After a long month slaying dragons, rescuing kidnapped royals and saving villages from goblin hordes what do heroes do to kick back and relax?
The answer is simple: they head to a tropical island resort and enjoy relaxing cocktails, ride terror coasters and visit the dragonflame tub to relax and wash away the cares of their day job. Of course, with a resort as popular as this, then it is only inevitable that gold hungry monsters might be drawn towards them - from hungry dragons to vicious pirates, from mischievous pixies to haunting ghosts- a hero just can’t catch a break, can they?
In Epic Resort (designed by Ben Harkins), each player takes on the role of a resort owner and operator, working to ensure that their resort brings in the most tourists, especially those exclusive and rare heroes who will bring in even more visitors and money to ensure that their resort is the most successful.
Epic Resort is a worker placement, resource management and minor deck-building game for up to four players - though everyone starts with the same resort attractions, the same number of tourists and even the same starting deck of workers, but that is where the similarities will hopefully end for you.
Each round in Epic Resort begins with the drawing of a new hand of Workers, your starting deck contains basic workers (who staff your Attractions), entertainers (who bring in a little more fame for your resort) and lazy peons (who are only good to throw in front of monsters to be eaten).
Players then simultaneously decide how to use the cards from their hands to staff (or not staff) their Attractions- every Attraction has an amount of work required, different Workers are able to provide work in various quantities, and you may not always have enough work to staff all of them fully- any Attraction that doesn’t have the right number of staff will lose an equal number of Tourists as they leave indignantly.
Epic Resort Review - Game Layout (Credit: Floodgate Games)
Once players have decided to assign workers, they ten gain their resources for the turn- Gold and Renown- Gold lingers from round to round, and is only gained by having Tourists at Attractions; Renown lasts only for that round, and is gained by having Attractions with few or no Tourists (i.e. exclusive places that are full of mystique!).

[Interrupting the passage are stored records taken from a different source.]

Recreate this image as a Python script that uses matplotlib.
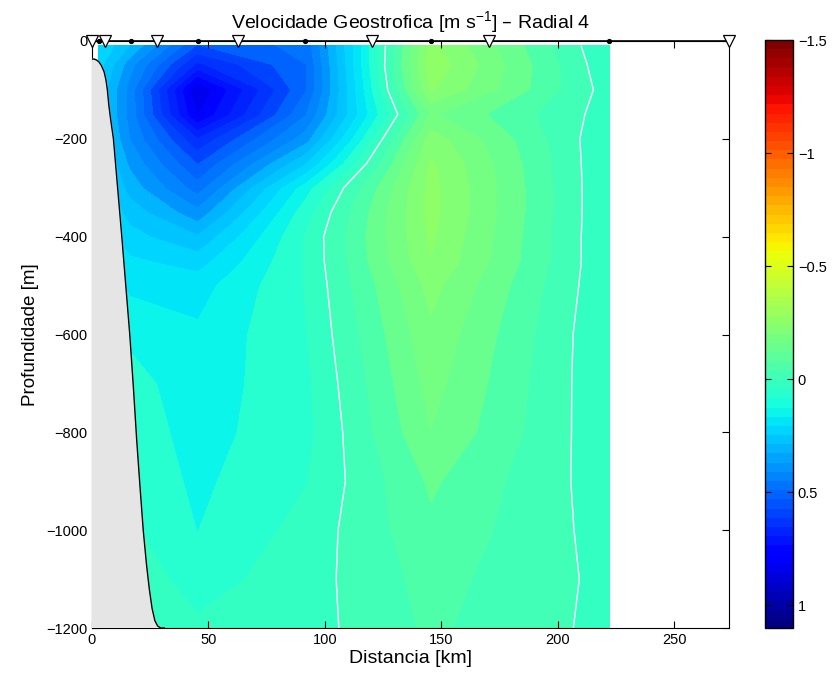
import numpy as np
import matplotlib
matplotlib.use("Agg")
import matplotlib.pyplot as plt
from matplotlib.colors import Normalize
from matplotlib.cm import ScalarMappable

plt.rcParams['font.family'] = ['Liberation Sans', 'DejaVu Sans']
plt.rcParams['mathtext.default'] = 'regular'

# CTD stations along the section (km from the coast)
station_km = np.array([0.0, 5.6, 27.9, 62.7, 120.3, 170.5, 273.5])
# geostrophic velocity is computed between station pairs
pair_km = 0.5 * (station_km[:-1] + station_km[1:])

depth_m = np.array([10, 50, 100, 150, 200, 250, 300, 350, 400, 450, 500,
                    600, 700, 800, 900, 1000, 1100, 1200])

# velocity profiles (m/s) for each station pair
v_pair1 = [0.20, 0.22, 0.25, 0.25, 0.24, 0.22, 0.20, 0.18, 0.16, 0.14, 0.12,
           0.10, 0.08, 0.07, 0.06, 0.04, 0.02, 0.00]
v_pair2 = [0.30, 0.38, 0.42, 0.42, 0.40, 0.36, 0.32, 0.27, 0.23, 0.19, 0.16,
           0.11, 0.08, 0.07, 0.06, 0.04, 0.02, 0.00]
v_pair3 = [0.55, 0.66, 0.84, 0.80, 0.64, 0.55, 0.47, 0.38, 0.29, 0.22, 0.17,
           0.14, 0.13, 0.12, 0.11, 0.10, 0.07, 0.04]
v_pair4 = [0.48, 0.50, 0.50, 0.45, 0.37, 0.25, 0.12, 0.07, 0.045, 0.045, 0.047,
           0.052, 0.06, 0.064, 0.052, 0.032, 0.023, 0.022]
v_pair5 = [-0.27, -0.29, -0.26, -0.16, -0.23, -0.26, -0.27, -0.27, -0.26, -0.25, -0.22,
           -0.19, -0.17, -0.15, -0.11, -0.09, -0.07, -0.06]
v_pair6 = [0.05, 0.04, 0.025, 0.025, 0.045, 0.048, 0.048, 0.048, 0.048, 0.046, 0.045,
           0.048, 0.045, 0.04, 0.03, 0.022, 0.014, 0.015]

# bottom topography along the section
bottom_km = [0.0, 1.0, 2.0, 3.0, 4.0, 5.2, 6.0, 6.6, 7.2, 8.0, 9.2, 11.0, 12.8,
             14.6, 16.3, 17.8, 19.2, 20.6, 22.0, 23.4, 24.6, 25.8, 27.0, 28.2,
             29.5, 31.0]
bottom_m = [37, 37, 39, 43, 50, 63, 80, 100, 130, 160, 200, 300, 400,
            505, 605, 710, 816, 910, 1000, 1070, 1120, 1160, 1185, 1196,
            1200, 1200]

cbar_ticks = [-1.5, -1, -0.5, 0, 0.5, 1]

V = np.column_stack([v_pair1, v_pair2, v_pair3, v_pair4, v_pair5, v_pair6])
X, Z = np.meshgrid(pair_km, -depth_m)

vmin, vmax = -1.5, 1.1
norm = Normalize(vmin, vmax)
cmap = plt.get_cmap('jet_r', 64)
levels = np.round(np.arange(-30, 23) * 0.05, 2)

fig = plt.figure(figsize=(8.36, 6.8), dpi=100)
W, H = 836, 680
ax = fig.add_axes([92 / W, 1 - 628 / H, (729 - 92) / W, (628 - 41) / H])
cax = fig.add_axes([765 / W, 1 - 628 / H, 28 / W, (628 - 40) / H])

ax.contourf(X, Z, V, levels=levels, cmap=cmap, norm=norm)
ax.contour(X, Z, V, levels=[0], colors='white', linewidths=1.0)

bx = np.array(bottom_km)
bz = -np.array(bottom_m)
ax.fill(np.r_[0, bx, bx[-1]], np.r_[-1200, bz, -1200], color='#e5e5e5', zorder=3)
ax.plot(bx, bz, color='k', lw=1.0, zorder=4)

ax.plot([station_km[0], station_km[-1]], [0, 0], color='k', lw=1.2,
        clip_on=False, zorder=5)
ax.plot(pair_km, np.zeros_like(pair_km), 'o', ms=2.8, color='k',
        clip_on=False, zorder=6)
ax.plot(station_km, np.zeros_like(station_km), 'v', ms=8, mfc='white',
        mec='k', mew=0.9, clip_on=False, zorder=7)

ax.set_xlim(0, station_km[-1])
ax.set_ylim(-1200, 0)
ax.set_xticks([0, 50, 100, 150, 200, 250])
ax.set_yticks(np.arange(-1200, 1, 200))
ax.tick_params(direction='in', top=True, right=True, length=5, labelsize=10.5)
ax.set_xlabel('Distancia [km]', fontsize=14, labelpad=2)
ax.set_ylabel('Profundidade [m]', fontsize=13.5, labelpad=5)
ax.set_title('Velocidade Geostrofica [m s$^{-1}$] – Radial 4', fontsize=14, pad=9)

cb = fig.colorbar(ScalarMappable(norm=norm, cmap=cmap), cax=cax)
cax.set_ylim(vmax, vmin)
cb.set_ticks(cbar_ticks)
cb.set_ticklabels(['−1.5', '−1', '−0.5', '0', '0.5', '1'])
cax.tick_params(direction='in', left=True, right=True, length=4, labelsize=10.5)
cb.outline.set_linewidth(1.0)

fig.savefig('out.png', dpi=100)
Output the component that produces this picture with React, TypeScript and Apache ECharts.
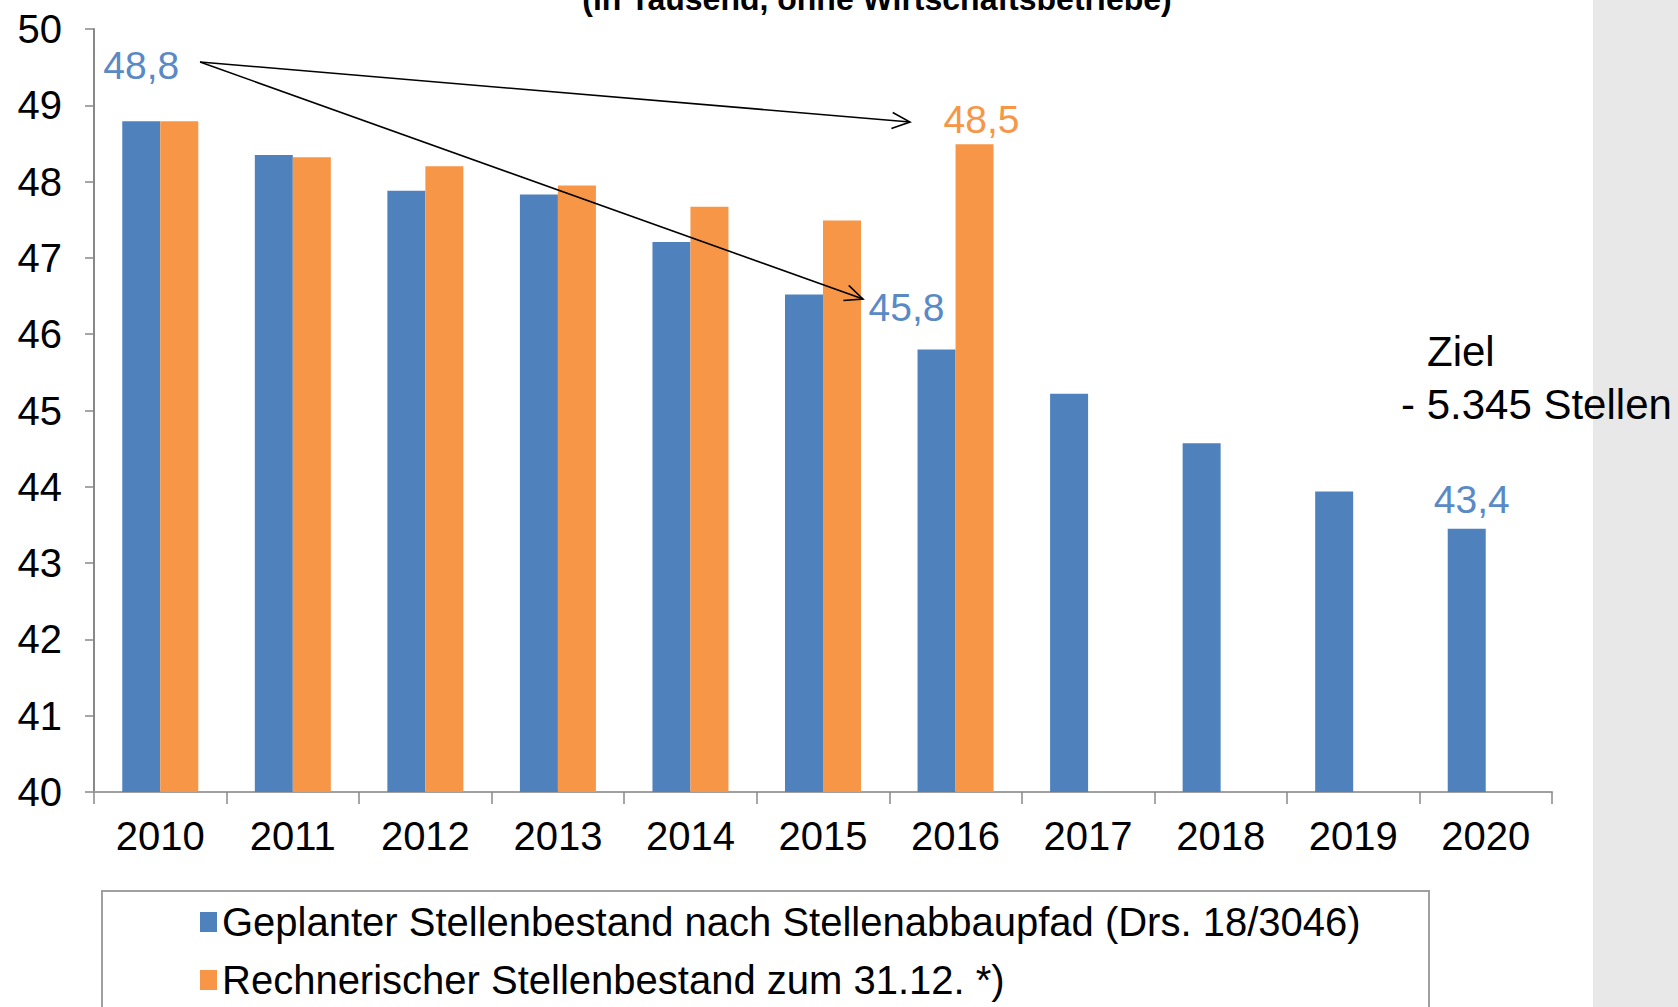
import React, { useEffect, useRef } from "react";
import * as echarts from "echarts";

const years = ["2010", "2011", "2012", "2013", "2014", "2015", "2016", "2017", "2018", "2019", "2020"];
const planned = [48.79, 48.35, 47.88, 47.83, 47.21, 46.52, 45.8, 45.22, 44.57, 43.94, 43.45];
const actual: (number | null)[] = [48.79, 48.32, 48.2, 47.95, 47.67, 47.49, 48.49, null, null, null, null];
const seriesNames = [
  "Geplanter Stellenbestand nach Stellenabbaupfad (Drs. 18/3046)",
  "Rechnerischer Stellenbestand zum 31.12. *)",
];
const titleText = "(in Tausend, ohne Wirtschaftsbetriebe)";
const noteLines = ["Ziel", "- 5.345 Stellen"];
// labelled points: [seriesIndex, dataIndex, text, offsetX, offsetY]
const valueLabels: [number, number, string, number, number][] = [
  [0, 0, "48,8", 0, -31],
  [0, 6, "45,8", -30, -17],
  [1, 6, "48,5", 7, 0],
  [0, 10, "43,4", 5, -5],
];

const BLUE = "#4f81bd";
const ORANGE = "#f79646";
const BLUE_LABEL = "#5a8ac6";
const FONT = "'Liberation Sans', Arial, sans-serif";

function arrow(sx: number, sy: number, ex: number, ey: number) {
  const dx = ex - sx;
  const dy = ey - sy;
  const len = Math.sqrt(dx * dx + dy * dy);
  const ux = dx / len;
  const uy = dy / len;
  const nx = -uy;
  const ny = ux;
  const L = 18;
  const W = 8;
  return [
    {
      type: "line",
      shape: { x1: sx, y1: sy, x2: ex, y2: ey },
      style: { stroke: "#000", lineWidth: 1.6 },
      z: 100,
    },
    {
      type: "polyline",
      shape: {
        points: [
          [ex - L * ux + W * nx, ey - L * uy + W * ny],
          [ex, ey],
          [ex - L * ux - W * nx, ey - L * uy - W * ny],
        ],
      },
      style: { stroke: "#000", lineWidth: 1.6, fill: null },
      z: 100,
    },
  ];
}

export default function App() {
  const ref = useRef<HTMLDivElement>(null);
  useEffect(() => {
    if (!ref.current) return;
    const chart = echarts.init(ref.current, null, { renderer: "svg" });

    const makeData = (si: number, arr: (number | null)[]) =>
      arr.map((v, i) => {
        const lab = valueLabels.find((l) => l[0] === si && l[1] === i);
        if (!lab || v === null) return v;
        return {
          value: v,
          label: {
            show: true,
            position: "top",
            formatter: lab[2],
            offset: [lab[3], lab[4]],
            fontSize: 39,
            fontFamily: FONT,
            color: si === 0 ? BLUE_LABEL : ORANGE,
          },
        };
      });

    chart.setOption({
      animation: false,
      backgroundColor: "#fff",
      grid: { left: 94, right: 126, top: 29, bottom: 215, containLabel: false },
      xAxis: {
        type: "category",
        data: years,
        axisLine: { lineStyle: { color: "#a0a0a0", width: 2 } },
        axisTick: { show: true, length: 12, lineStyle: { color: "#888", width: 1.5 } },
        axisLabel: { fontSize: 40, fontFamily: FONT, color: "#000", margin: 24 },
      },
      yAxis: {
        type: "value",
        min: 40,
        max: 50,
        interval: 1,
        splitLine: { show: false },
        axisLine: { show: true, lineStyle: { color: "#888", width: 2 } },
        axisTick: { show: true, length: 9, lineStyle: { color: "#888", width: 1.5 } },
        axisLabel: { fontSize: 40, fontFamily: FONT, color: "#000", margin: 32 },
      },
      legend: {
        orient: "vertical",
        left: 200,
        top: 902,
        height: 110,
        padding: 0,
        itemWidth: 17,
        itemHeight: 20,
        itemGap: 18,
        icon: "rect",
        textStyle: { fontSize: 40, fontFamily: FONT, color: "#000", lineHeight: 40 },
        data: seriesNames,
      },
      series: [
        {
          name: seriesNames[0],
          type: "bar",
          data: makeData(0, planned),
          barWidth: 38,
          barGap: "0%",
          itemStyle: { color: BLUE },
        },
        {
          name: seriesNames[1],
          type: "bar",
          data: makeData(1, actual),
          barWidth: 38,
          barGap: "0%",
          itemStyle: { color: ORANGE },
        },
      ],
      graphic: [
        {
          type: "rect",
          shape: { x: 1593, y: 0, width: 85, height: 1007 },
          style: { fill: "#e8e8e8" },
          z: -10,
          silent: true,
        },
        {
          type: "rect",
          shape: { x: 102, y: 891, width: 1327, height: 200 },
          style: { fill: null, stroke: "#a0a0a0", lineWidth: 2 },
          z: -5,
          silent: true,
        },
        {
          type: "text",
          x: 877,
          y: 15,
          style: {
            text: titleText,
            fontSize: 32,
            fontWeight: "bold",
            fontFamily: FONT,
            fill: "#000",
            align: "center",
            verticalAlign: "bottom",
          },
        },
        {
          type: "text",
          x: 1427,
          y: 351,
          style: { text: noteLines[0], fontSize: 42, fontFamily: FONT, fill: "#000", align: "left", verticalAlign: "middle" },
          z: 50,
        },
        {
          type: "text",
          x: 1401,
          y: 404,
          style: { text: noteLines[1], fontSize: 42, fontFamily: FONT, fill: "#000", align: "left", verticalAlign: "middle" },
          z: 50,
        },
        ...arrow(200, 62, 910, 122),
        ...arrow(200, 62, 863, 299),
      ],
    });
    return () => chart.dispose();
  }, []);
  return (
    <div
      ref={ref}
      style={{ position: "fixed", left: 0, top: 0, width: 1678, height: 1007 }}
    />
  );
}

In turn order, players then have the chance to make a purchase or pass and end this part of the round for themselves- you can buy and upgrade Attractions for your resort, trying to get three and upgrade them to the amazing Tier 3 Attractions; training your workers and entertainers into more skilled and focused Workers; or attracting Tourists and Heroes from the docks.
Once the turn-taking is done, the docks receive next season’s visitors- most are Tourist cards, a few are Heroes and a similar number are attacks, causing a random Attack! card to be drawn and target a player’s Attraction - possibly killing Tourists, damaging or destroying the Attraction, or even being stopped by a brave Hero who’s convalescence might be prolonged or even ended with their death. Then those remaining heroes gain health as they relax, with those who are full scoring points and discarding an unused Attack! card from the deck. With the new season’s Tourists attracted, the next round begins.
The end of the game comes once all of the attack cards have either been triggered or discarded by successfully resting heroes. From that point on points are scored- Attractions and scored Heroes score the most points, whilst remaining heroes score a little with Tourists being a tie-breakers.
Epic Resort comes with difficult decisions; Tourists or Renown? Gold or Heroes? Each strategy has its possibilities, but you will have to be flexible, as different Workers will be available every game, changing which Attractions you might want to buy.
Final Thoughts on Epic Resort
Though there is nothing inherently new or unique about Epic Resort beyond the premise, the game is fun to play with a wide-range of options that mean that you are unlikely to encounter the same set-up more than once. This means that tactical choices that worked in previous games might not always be the best option in a subsequent try. That, and watching your Tourists be eaten a dragon, only to watch your opponents receive a second dragon as they now have more Tourists is satisfying on so many levels.